Singer
Ali Eskandarian was gunned down in New York last year with members of
punk band the Yellow Dogs. He had just written Golden Years, an
On-the-Road style novel that's now being hailed as a cult classic
The year before he was murdered, alongside two members of the rock band the Yellow Dogs, the Iranian-American singer-songwriter Ali Eskandarian wrote to the man he hoped would become his publisher. He was working on a novel about someone like himself, he explained – "immigrant, war child, rock'n'roller, artist trying to live in a modern world he finds infuriating/exhilarating". There was, he promised, "an insurgent political bent to the writing, also lots of sex, drugs and rock'n'roll". And there were "characters very similar to the Yellow Dogs" because he "lived with the Dogs for almost two years and we got to have some fun".
"I think it could be the great Iranian-American novel, or at least that's what I'll call it until someone proves me wrong," he finished.

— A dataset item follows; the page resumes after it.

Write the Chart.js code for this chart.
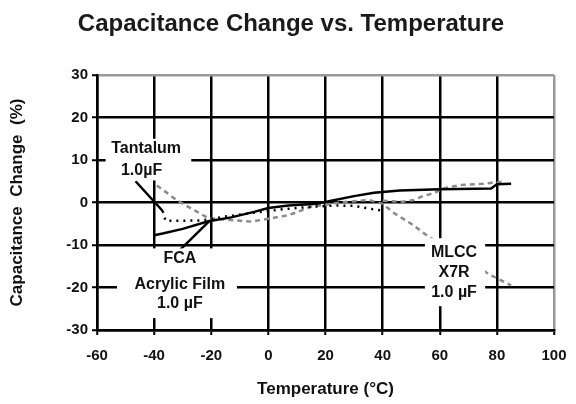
<!DOCTYPE html>
<html>
<head>
<meta charset="utf-8">
<script src="https://cdn.jsdelivr.net/npm/chart.js@4.4.1/dist/chart.umd.min.js"></script>
<style>
  html, body { margin: 0; padding: 0; background: #fff; }
  #wrap { width: 576px; height: 404px; }
</style>
</head>
<body>
<div id="wrap"><canvas id="c" width="576" height="404"></canvas></div>
<script>
// ---- data ----
const chartTitle = 'Capacitance Change vs. Temperature';
const xTicks = [-60, -40, -20, 0, 20, 40, 60, 80, 100];
const yTicks = [-30, -20, -10, 0, 10, 20, 30];

const fcaTemp  = [-40, -37, -30, -21, -13, -5, 0, 7, 17, 22, 30, 37, 46, 60, 78, 80, 85];
const fcaValue = [-7.7, -7.3, -6.2, -4.4, -3.5, -2.2, -1.3, -0.7, -0.3, 0.4, 1.5, 2.3, 2.8, 3.1, 3.3, 4.3, 4.4];

const tantTemp  = [-37, -36, -30, -23, -15, -5, 5, 15, 24, 30, 35, 40];
const tantValue = [-2, -4.3, -4.3, -4.2, -3.3, -2.4, -1.6, -1.0, -0.7, -0.8, -1.4, -1.9];

const mlccTemp  = [-39, -32, -27, -21, -6, 7, 15, 25, 35, 40, 44, 50, 56, 77.6, 85];
const mlccValue = [4, 0.5, -1.4, -3.7, -4.5, -3, -1, 0, 0.6, -0.3, -2.5, -5, -8, -17, -19.5];

const mlcc2Temp  = [40, 47, 51, 54, 58, 61, 67, 75, 83];
const mlcc2Value = [0.4, 0.2, 0.6, 1.5, 2.2, 3.3, 4.1, 4.4, 4.9];

// leader lines from labels to curves
const tantLeaderTemp  = [-46.5, -37];
const tantLeaderValue = [5, -2];
const fcaLeaderTemp   = [-31, -20.7];
const fcaLeaderValue  = [-11.2, -4.4];

const labels = [
  { lines: ["Tantalum", "1.0µF"], box: [-57, -27, 15, 5.2], tx: [-42.8, -44.4], ty: [12.6, 7.4] },
  { lines: ["FCA", "Acrylic Film", "1.0 µF"], box: [-53, -11, -10.8, -27.2], tx: [-31, -31, -31], ty: [-13.1, -19.2, -23.7] },
  { lines: ["MLCC", "X7R", "1.0 µF"], box: [54.8, 75.9, -8.4, -24.4], tx: [65, 65, 65], ty: [-11.9, -16.6, -21.3] }
];

function pts(xs, ys) { return xs.map((x, i) => ({ x: x, y: ys[i] })); }

const FONT = '"Liberation Sans", Arial, sans-serif';

const labelPlugin = {
  id: 'labelBoxes',
  afterDatasetsDraw(chart) {
    const ctx = chart.ctx;
    const xs = chart.scales.x, ys = chart.scales.y;
    ctx.save();
    labels.forEach(l => {
      const x0 = xs.getPixelForValue(l.box[0]), x1 = xs.getPixelForValue(l.box[1]);
      const y0 = ys.getPixelForValue(l.box[2]), y1 = ys.getPixelForValue(l.box[3]);
      ctx.fillStyle = '#fff';
      ctx.fillRect(x0, y0, x1 - x0, y1 - y0);
      ctx.fillStyle = '#111';
      ctx.font = 'bold 16px ' + FONT;
      ctx.textAlign = 'center';
      ctx.textBaseline = 'middle';
      l.lines.forEach((t, i) => {
        ctx.fillText(t, xs.getPixelForValue(l.tx[i]), ys.getPixelForValue(l.ty[i]));
      });
    });
    ctx.restore();
  }
};

const titlePlugin = {
  id: 'topTitle',
  afterDraw(chart) {
    const ctx = chart.ctx;
    ctx.save();
    ctx.fillStyle = '#1a1a1a';
    ctx.font = 'bold 24px ' + FONT;
    ctx.textAlign = 'center';
    ctx.textBaseline = 'middle';
    ctx.fillText(chartTitle, 291, 24);
    ctx.restore();
  }
};

new Chart(document.getElementById('c'), {
  type: 'scatter',
  data: {
    datasets: [
      { label: 'FCA Acrylic Film 1.0 µF', data: pts(fcaTemp, fcaValue), showLine: true,
        borderColor: '#000', borderWidth: 2.5, pointRadius: 0 },
      { label: 'Tantalum 1.0µF', data: pts(tantTemp, tantValue), showLine: true,
        borderColor: '#000', borderWidth: 2.5, borderDash: [2, 5], pointRadius: 0 },
      { label: 'MLCC X7R 1.0 µF', data: pts(mlccTemp, mlccValue), showLine: true,
        borderColor: '#8a8a8a', borderWidth: 2.5, borderDash: [5, 4], pointRadius: 0 },
      { label: 'MLCC X7R (upper)', data: pts(mlcc2Temp, mlcc2Value), showLine: true,
        borderColor: '#8a8a8a', borderWidth: 2.5, borderDash: [5, 4], pointRadius: 0 },
      { label: 'leader1', data: pts(tantLeaderTemp, tantLeaderValue), showLine: true,
        borderColor: '#000', borderWidth: 2.5, pointRadius: 0 },
      { label: 'leader2', data: pts(fcaLeaderTemp, fcaLeaderValue), showLine: true,
        borderColor: '#000', borderWidth: 2.5, pointRadius: 0 }
    ]
  },
  options: {
    responsive: false,
    animation: false,
    events: [],
    layout: { padding: { left: 0, right: 22, top: 75, bottom: 0 } },
    plugins: {
      legend: { display: false },
      tooltip: { enabled: false },
      title: { display: false }
    },
    scales: {
      x: {
        type: 'linear',
        min: -60, max: 100,
        afterBuildTicks: (s) => { s.ticks = xTicks.map(v => ({ value: v })); },
        afterFit: (s) => { s.height = 74; s.paddingLeft = 14; s.paddingRight = 14; },
        ticks: { color: '#111', font: { family: FONT, size: 15, weight: 'bold' }, padding: 12 },
        grid: {
          color: (c) => (c.tick && c.tick.value === 100) ? '#999' : '#000',
          lineWidth: 2.5, tickLength: 5, tickColor: '#000', tickWidth: 2
        },
        border: { display: true, color: '#000', width: 2.5 },
        title: { display: true, text: 'Temperature (°C)', color: '#111',
          font: { family: FONT, size: 17, weight: 'bold' }, padding: { top: 0, bottom: 4 } }
      },
      y: {
        type: 'linear',
        min: -30, max: 30,
        afterBuildTicks: (s) => { s.ticks = yTicks.map(v => ({ value: v })); },
        afterFit: (s) => { s.width = 97; },
        ticks: { color: '#111', font: { family: FONT, size: 15, weight: 'bold' }, padding: 4 },
        grid: {
          color: (c) => (c.tick && c.tick.value === 30) ? '#999' : '#000',
          lineWidth: 2.5, tickLength: 5, tickColor: '#000', tickWidth: 2
        },
        border: { display: true, color: '#000', width: 2.5 },
        title: { display: true, text: 'Capacitance  Change  (%)', color: '#111',
          font: { family: FONT, size: 17, weight: 'bold' }, padding: { top: 7, bottom: 0 } }
      }
    }
  },
  plugins: [labelPlugin, titlePlugin]
});
</script>
</body>
</html>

The killings in New York last November of Eskandarian, 35, and brothers Arash and Soroush Farazmand echoed around the world. Ali Akbar Mahammadi Rafie, a fellow musician whose relationship with the band had "frayed", as the New York Times put it, climbed into their Brooklyn home and shot the men with an assault rifle, before killing himself.
The Yellow Dogs had fled from Tehran to New York in 2010, wanting to be able to play their music freely. In Iran, according to a US state department cable released by Wikileaks, they were part of Tehran's "small but crazy" underground club scene. In the US, they were "building a national following with [their] furiously intense post-punk", in the words of Rolling Stone.
Eskandarian, who lived in the flat above the brothers in East Williamsburg, grew up in Tehran before moving to Dallas with his family as an adolescent. He'd released an album, Nothing to Say, on Wildflower Records, and toured the US with the Yellow Dogs. He was also, it turns out, writing that semi-autobiographical novel, Golden Years.